Ale jak wieziesz sakwy - to i nie ma większego sensu wkładanie namiotu do środka, bo i tak masz bagażnik, na który idealnie pasuje. Poza tym Ortlieby to są dość małe sakwy, jest wiele większych na rynku.
Moja Hubba waży 1350g, a poziom 1,5kg to mniej więcej ten od którego zaczynają się namioty UL. Oczywiście są i takie lekko poniżej 1kg, ale w tych już drastycznie tracimy na komforcie.
Akurat wiesz jak to wygląda Większe firmy dają Ci gwarancję, dają kontrolę jakości itd.
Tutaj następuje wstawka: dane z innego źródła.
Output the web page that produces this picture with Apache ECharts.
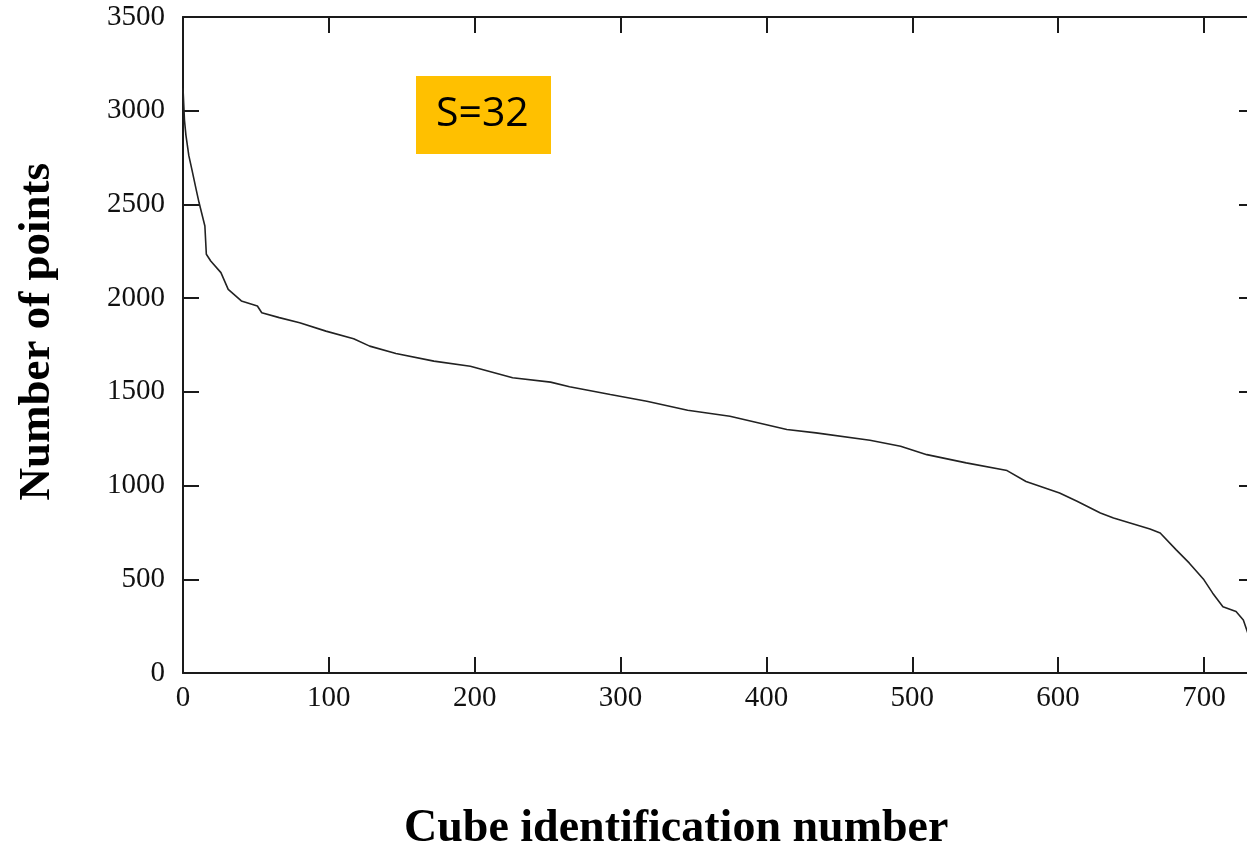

Jak Ci nawali namiot MSR-a to łatwo go wymienisz, jak Ci nawali namiot chiński to już z reklamacją może być sporo gorzej. A to wszystko kosztuje, trzeba mieć sieć dystrybutorów, trzeba mieć jakieś sumy przeznaczone na obsługę gwarancji itd. Szansa, że Cię wykiwa firma jak MSR jest dużo mniejsza niż że Cię wykiwa Chińczyk.
Tylko pytanie ile to jest warte? Oryginalny MSR jest namiotem wyższej klasy, sprawdzonym przez tysiące ludzi, trwałym itd. Kupując taki produkt masz gwarancję jakości materiałów. A kupując no-name'a z Chin już takiej gwarancji nie masz. To, że Ci napiszą o tym silikonie i powlekaniu - to jeszcze nie znaczy, że jest to wykonane tak samo jak w markowym namiocie.
Na lampkach Chińczycy też podają ogromne wartości lumenów, które niewiele z rzeczywistością mają wspólnego.
Nie wstawiaj takich teorii bo każdy na forum zna Twoje podejście. Nie to, że nie chcesz płacić, nie to, że chcesz naprawiać (samodzielna naprawa namiotu to się rzadko udaje) - tylko zwyczajnie, szukasz żeby kupić najtaniej, a jakość jest dla Ciebie na dalekim miejscu. Już wielokrotnie przerabialiśmy Twoje problemy z wszelakim sprzętem, dlatego, że kupowałeś właśnie w taki sposób - patrząc jedynie na cenę.
Akurat. Nie masz wiekszego doświadczenia z tkaninami, z których są robione nowoczesne namioty - a mędrkujesz. Wcale nie jest tak, że droższe materiały to lżejsze materiały, np. Hillebergi są z materiałów bardzo wysokiej jakości, dużo droższych niż te z oryginalnej Hubby, ale wcale nie tak lekkich.
Osobiście w zeszłym roku kupowałem obręcz karbonową z Chin, producent z dość dużą liczbą pozytywnych opinii. Pierwsza trasa na tej obręczy, maraton w Radlinie - i obręcz pęka na dziurze. Dziura solidna, ale markowe obręcze karbonowe których używałem wcześniej (i którą miałem na tyle, gdy wpadłem w tę dziurę) - też niejedną dziurę zaliczały i nic się z nimi nie działo. Producent oczywiście nie poczuwał się do wymiany i prawie 5 stówek w plecy. Tak więc ja mam powody, żeby Waszego entuzjazmu co do jakości chińskich produktów znacznie tańszych niż europejskie nie podzielać i z dużą ostrożnością podchodzę do takich produktów.